Allan Fotheringham (born August 31, 1932 in Hearne, Saskatchewan) is a retired Canadian newspaper and magazine journalist. He was once widely known by the nickname Dr. Foth.

Fotheringham studied journalism at the University of British Columbia, and has worked for a variety of media outlets during his career. He was best known as a columnist, originally at the Ubyssey newspaper at the University of British Columbia and soon after for the Vancouver Sun in the heady times of the late '60s, the last days of the old Bennett Socreds and the advent of Pierre Trudeau. Fotheringham's columns and commentaries brought him national attention as well as wider syndication and a broader subject base (he was one of hte leading specialists in the twisted world of British Columbia politics during his duration at the Sun). When he left the Sun his column showed up in Maclean's Magazine, where his column appeared on the back page of the magazine for 27 years. Fotheringham's column was so widely read and so influential that he is said to have made Maclean's "the magazine people read from back to front".

In 2001, Maclean's underwent an editorial revamp, and Fotheringham's column was moved to an inside page to make room for a guest column. Soon afterward, Fotheringham left Maclean's, and became a columnist for The Globe and Mail.

Fotheringham was a regular panelist in the latter years of the CBC TV program Front Page Challenge, replacing the deceased Gordon Sinclair.
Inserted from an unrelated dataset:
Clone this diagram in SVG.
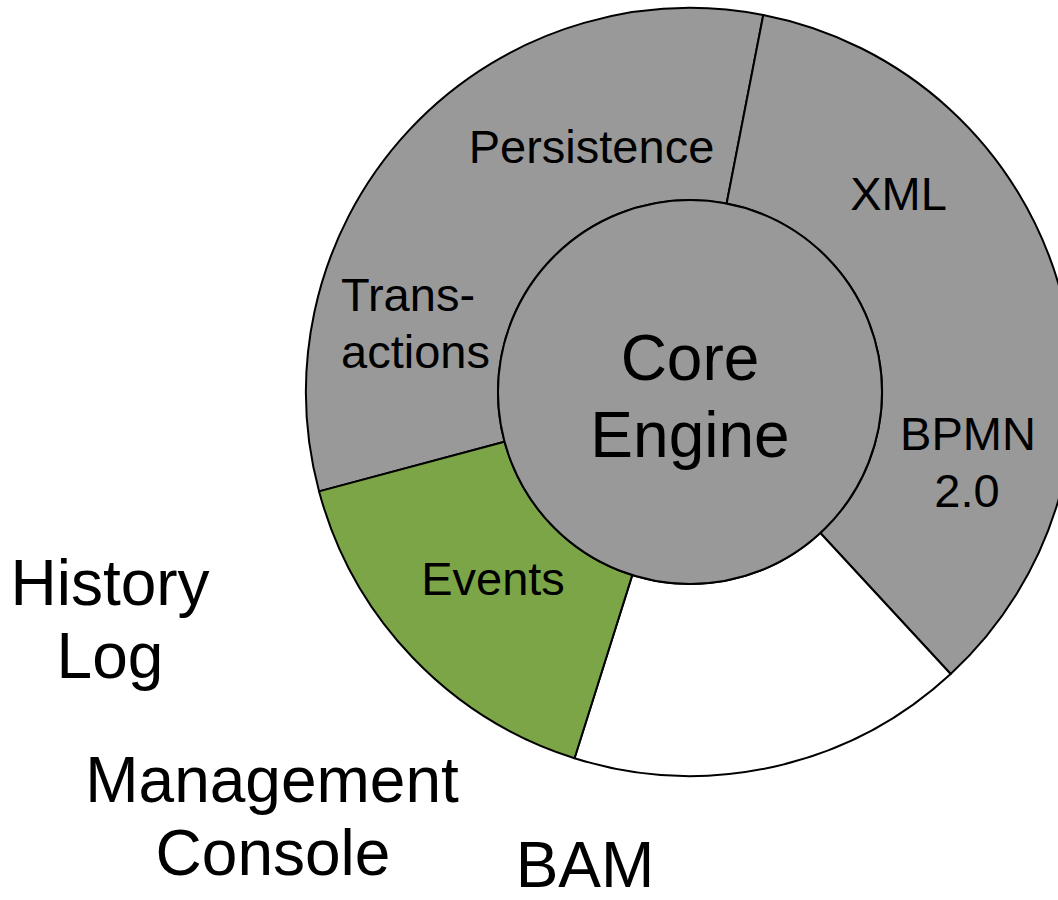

Affectionately known as "Foth" as well as "Dr. Foth", he dubbed himself "the Great Gatheringfroth" and coined some well-known terms in BC political history:

  • Lotusland --British Columbia, particularly Victoria
  • the Granite Curtain -- the Rocky Mountains
  • the Tweed Curtain -- the Oak Bay, British Columbia]]-Victoria border, referring to the former's deep conservative British flavour
  • "the Brogue that walks and talks like a man" -- (journalist and broadcaster Jack Webster) (who had many nicknames, not all of them Foth's)
  • the Natural Governing Party -- the federal Liberals
  • the Holy Mother Corporation -- the CBC
  • and many more

Fotheringham was of a generation and an era in journalism in British Columbia that, in retrospect, have both historical importance and a luminary air and all of whom were part of Fotheringham's regular social and professional milieu, and all of whom he knew:

  • Bruce Hutchison -- editor/writer and historian, publisher and editor for many years of the Vancouver Sun, author of several books on BC history and geography, notably The Fraser, concerning that river
  • Len Norris-- influential political cartoonist. A must-see and widely imitated in political cartoon styles continent-wide, with absurdist but a propos miniatures and side-plots tucked into detail throughout the image, done in a few brief minutes each eday. Inventor of the sarcastic Amblesnide and Tiddlycove parody of the tweedy West Vancouver neighbourhoods of Ambleside and Dundarave and many more local parodies, including the "Socred Cow" for the BC Govt Liquor Stores
  • Paddy Sherman -- editor/writer and political commentator, also an editor at the Vancouver Sun and known for his histories and biographies
  • Jack Wasserman -- society and talk columnist for the Vancouver Sun in the wild heyday, glitter and sleaziness of the Vancouver nightlife and society whirl and scandal in the 1950s and 1960s
  • Paul St. Pierre -- columnist, author and MP for Coast-Chilcotin. St. Pierre's writings on the Chilcotin and Cariboo districts as well as his profile in -- and, when not serving as MLA, editorial columnist and commentator on -- the arcane backroom politics of provincial politics and big business. An educated scholar as well as crafty politician, now retired in Mexico and writing from there on occasion
  • Margaret Lally "Ma" Murray -- editor/writer and wife of publisher and MLA George Murray and Order of Canada recipient. A Kansas farm girl come to Canada to find a man and make good, she became famous for her spicy wit and backcountry, down-to-earth style, "Ma" was co-founder with her husband of Bridge River-Lillooet News and the Alaska Highway News, and both had a high profile in provincial politics
  • Jack Webster -- pioneering talk radio host who eventually launched a TV interview program that became the nerve centure of British Columbia, and sometimes national, politics.
  • Pierre Berton -- Klondike-born historian and commentator, prominent in Canadian politics and popular historical writing, a "character" who in recent years, in late age, has endorsed marijuana legalization and smoked the evil weed on television, on the program Monday Night with Rick Mercer
  • the aforementioned Gordon Sinclair, broadcaster and predecessor and long time veteran of the television game show Front Page Challene, alongside Pierre Berton
  • and more, plus the artistic and entertainment and busines cocktail-party crowd of the era, and various colourful shady characters, some of whose careers Fotheringham is noted for profiling and covering in the course of his columns

Books by Allan Fotheringham

  • Collected and Bound (1972)
  • The World According to Roy Peterson with Gospel According to Allan Fotheringham (1979)
  • Malice in Blunderland (1982)
  • Look Ma...No Hands (1983)
  • Capitol Offences (1986)
  • Birds of a Feather: The Press and the Politicians (1989)
  • Last Page First (1999)
  • Fotheringham's Fictionary of Facts and Follies (2001)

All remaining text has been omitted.